DATA LINES:
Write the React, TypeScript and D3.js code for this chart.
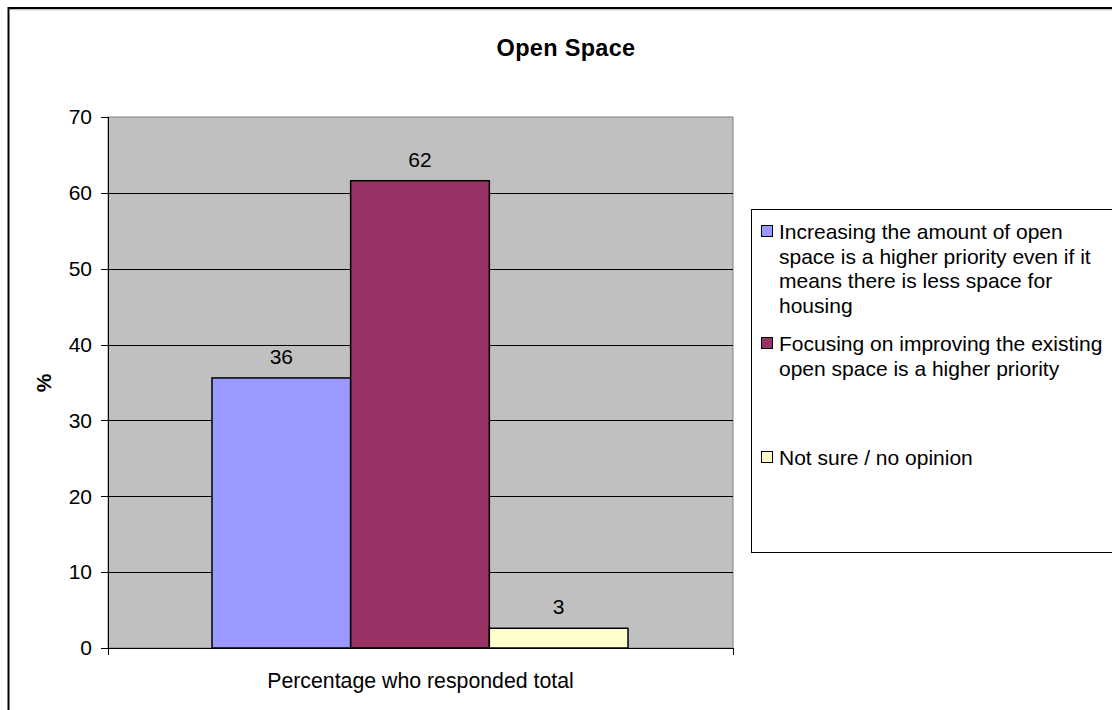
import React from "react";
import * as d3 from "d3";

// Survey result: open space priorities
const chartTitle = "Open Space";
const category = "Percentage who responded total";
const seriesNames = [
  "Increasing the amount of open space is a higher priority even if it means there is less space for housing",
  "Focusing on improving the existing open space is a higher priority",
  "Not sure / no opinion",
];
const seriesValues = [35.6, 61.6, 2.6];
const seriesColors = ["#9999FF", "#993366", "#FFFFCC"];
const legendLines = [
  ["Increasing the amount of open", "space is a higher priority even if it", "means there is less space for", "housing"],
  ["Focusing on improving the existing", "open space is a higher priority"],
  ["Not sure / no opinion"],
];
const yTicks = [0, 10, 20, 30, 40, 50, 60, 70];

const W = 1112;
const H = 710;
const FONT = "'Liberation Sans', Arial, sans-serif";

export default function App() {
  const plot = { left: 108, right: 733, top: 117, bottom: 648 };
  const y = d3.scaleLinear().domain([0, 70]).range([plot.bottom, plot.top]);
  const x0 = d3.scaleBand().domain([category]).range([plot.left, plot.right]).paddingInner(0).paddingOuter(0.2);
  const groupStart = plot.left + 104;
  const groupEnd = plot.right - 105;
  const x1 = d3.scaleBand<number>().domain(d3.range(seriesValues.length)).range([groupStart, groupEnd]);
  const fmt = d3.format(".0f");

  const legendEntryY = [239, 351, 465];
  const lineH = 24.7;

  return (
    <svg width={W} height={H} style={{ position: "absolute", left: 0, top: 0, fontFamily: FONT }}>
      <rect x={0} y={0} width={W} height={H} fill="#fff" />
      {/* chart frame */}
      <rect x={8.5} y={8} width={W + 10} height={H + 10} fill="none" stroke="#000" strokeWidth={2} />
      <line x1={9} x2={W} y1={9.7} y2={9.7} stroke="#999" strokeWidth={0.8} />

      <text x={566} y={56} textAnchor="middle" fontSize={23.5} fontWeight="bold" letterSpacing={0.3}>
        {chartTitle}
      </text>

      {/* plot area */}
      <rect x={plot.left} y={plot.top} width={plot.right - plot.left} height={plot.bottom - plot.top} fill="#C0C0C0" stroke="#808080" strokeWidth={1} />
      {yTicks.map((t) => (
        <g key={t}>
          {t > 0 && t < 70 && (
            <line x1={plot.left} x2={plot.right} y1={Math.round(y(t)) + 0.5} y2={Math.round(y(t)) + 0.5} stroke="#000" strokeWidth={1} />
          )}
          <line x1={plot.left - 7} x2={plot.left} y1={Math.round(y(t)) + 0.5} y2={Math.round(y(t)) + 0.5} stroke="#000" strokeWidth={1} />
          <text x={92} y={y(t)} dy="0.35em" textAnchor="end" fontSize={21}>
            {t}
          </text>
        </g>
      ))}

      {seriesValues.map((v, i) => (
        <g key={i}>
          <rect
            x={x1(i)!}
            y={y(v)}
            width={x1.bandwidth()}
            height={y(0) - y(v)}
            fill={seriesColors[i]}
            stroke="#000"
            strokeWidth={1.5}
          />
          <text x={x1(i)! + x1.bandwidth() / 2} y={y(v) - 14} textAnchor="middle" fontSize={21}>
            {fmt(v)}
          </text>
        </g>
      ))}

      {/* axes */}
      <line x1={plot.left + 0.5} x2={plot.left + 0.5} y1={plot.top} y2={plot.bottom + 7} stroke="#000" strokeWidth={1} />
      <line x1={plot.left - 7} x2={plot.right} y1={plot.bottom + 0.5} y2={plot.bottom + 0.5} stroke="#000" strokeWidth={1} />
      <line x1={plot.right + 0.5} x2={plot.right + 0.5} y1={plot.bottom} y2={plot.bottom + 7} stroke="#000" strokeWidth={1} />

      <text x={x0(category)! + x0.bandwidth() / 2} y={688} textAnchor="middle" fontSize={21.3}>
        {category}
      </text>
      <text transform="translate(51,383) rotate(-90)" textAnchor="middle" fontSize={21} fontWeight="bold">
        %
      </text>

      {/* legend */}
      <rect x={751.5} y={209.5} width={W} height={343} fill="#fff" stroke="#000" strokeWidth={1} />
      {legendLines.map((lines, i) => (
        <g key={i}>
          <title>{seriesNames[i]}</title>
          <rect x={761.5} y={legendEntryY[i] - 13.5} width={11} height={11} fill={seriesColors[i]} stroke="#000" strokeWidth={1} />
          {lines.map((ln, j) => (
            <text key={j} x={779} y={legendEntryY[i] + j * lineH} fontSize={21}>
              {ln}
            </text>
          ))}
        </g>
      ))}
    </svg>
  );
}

GIVEN INSTRUCTION: Give the data above again in full and unchanged, skipping the pictures.

RESPONSE TO THIS EXERCISE:
Write the React, TypeScript and D3.js code for this chart.
import React from "react";
import * as d3 from "d3";

// Survey result: open space priorities
const chartTitle = "Open Space";
const category = "Percentage who responded total";
const seriesNames = [
  "Increasing the amount of open space is a higher priority even if it means there is less space for housing",
  "Focusing on improving the existing open space is a higher priority",
  "Not sure / no opinion",
];
const seriesValues = [35.6, 61.6, 2.6];
const seriesColors = ["#9999FF", "#993366", "#FFFFCC"];
const legendLines = [
  ["Increasing the amount of open", "space is a higher priority even if it", "means there is less space for", "housing"],
  ["Focusing on improving the existing", "open space is a higher priority"],
  ["Not sure / no opinion"],
];
const yTicks = [0, 10, 20, 30, 40, 50, 60, 70];

const W = 1112;
const H = 710;
const FONT = "'Liberation Sans', Arial, sans-serif";

export default function App() {
  const plot = { left: 108, right: 733, top: 117, bottom: 648 };
  const y = d3.scaleLinear().domain([0, 70]).range([plot.bottom, plot.top]);
  const x0 = d3.scaleBand().domain([category]).range([plot.left, plot.right]).paddingInner(0).paddingOuter(0.2);
  const groupStart = plot.left + 104;
  const groupEnd = plot.right - 105;
  const x1 = d3.scaleBand<number>().domain(d3.range(seriesValues.length)).range([groupStart, groupEnd]);
  const fmt = d3.format(".0f");

  const legendEntryY = [239, 351, 465];
  const lineH = 24.7;

  return (
    <svg width={W} height={H} style={{ position: "absolute", left: 0, top: 0, fontFamily: FONT }}>
      <rect x={0} y={0} width={W} height={H} fill="#fff" />
      {/* chart frame */}
      <rect x={8.5} y={8} width={W + 10} height={H + 10} fill="none" stroke="#000" strokeWidth={2} />
      <line x1={9} x2={W} y1={9.7} y2={9.7} stroke="#999" strokeWidth={0.8} />

      <text x={566} y={56} textAnchor="middle" fontSize={23.5} fontWeight="bold" letterSpacing={0.3}>
        {chartTitle}
      </text>

      {/* plot area */}
      <rect x={plot.left} y={plot.top} width={plot.right - plot.left} height={plot.bottom - plot.top} fill="#C0C0C0" stroke="#808080" strokeWidth={1} />
      {yTicks.map((t) => (
        <g key={t}>
          {t > 0 && t < 70 && (
            <line x1={plot.left} x2={plot.right} y1={Math.round(y(t)) + 0.5} y2={Math.round(y(t)) + 0.5} stroke="#000" strokeWidth={1} />
          )}
          <line x1={plot.left - 7} x2={plot.left} y1={Math.round(y(t)) + 0.5} y2={Math.round(y(t)) + 0.5} stroke="#000" strokeWidth={1} />
          <text x={92} y={y(t)} dy="0.35em" textAnchor="end" fontSize={21}>
            {t}
          </text>
        </g>
      ))}

      {seriesValues.map((v, i) => (
        <g key={i}>
          <rect
            x={x1(i)!}
            y={y(v)}
            width={x1.bandwidth()}
            height={y(0) - y(v)}
            fill={seriesColors[i]}
            stroke="#000"
            strokeWidth={1.5}
          />
          <text x={x1(i)! + x1.bandwidth() / 2} y={y(v) - 14} textAnchor="middle" fontSize={21}>
            {fmt(v)}
          </text>
        </g>
      ))}

      {/* axes */}
      <line x1={plot.left + 0.5} x2={plot.left + 0.5} y1={plot.top} y2={plot.bottom + 7} stroke="#000" strokeWidth={1} />
      <line x1={plot.left - 7} x2={plot.right} y1={plot.bottom + 0.5} y2={plot.bottom + 0.5} stroke="#000" strokeWidth={1} />
      <line x1={plot.right + 0.5} x2={plot.right + 0.5} y1={plot.bottom} y2={plot.bottom + 7} stroke="#000" strokeWidth={1} />

      <text x={x0(category)! + x0.bandwidth() / 2} y={688} textAnchor="middle" fontSize={21.3}>
        {category}
      </text>
      <text transform="translate(51,383) rotate(-90)" textAnchor="middle" fontSize={21} fontWeight="bold">
        %
      </text>

      {/* legend */}
      <rect x={751.5} y={209.5} width={W} height={343} fill="#fff" stroke="#000" strokeWidth={1} />
      {legendLines.map((lines, i) => (
        <g key={i}>
          <title>{seriesNames[i]}</title>
          <rect x={761.5} y={legendEntryY[i] - 13.5} width={11} height={11} fill={seriesColors[i]} stroke="#000" strokeWidth={1} />
          {lines.map((ln, j) => (
            <text key={j} x={779} y={legendEntryY[i] + j * lineH} fontSize={21}>
              {ln}
            </text>
          ))}
        </g>
      ))}
    </svg>
  );
}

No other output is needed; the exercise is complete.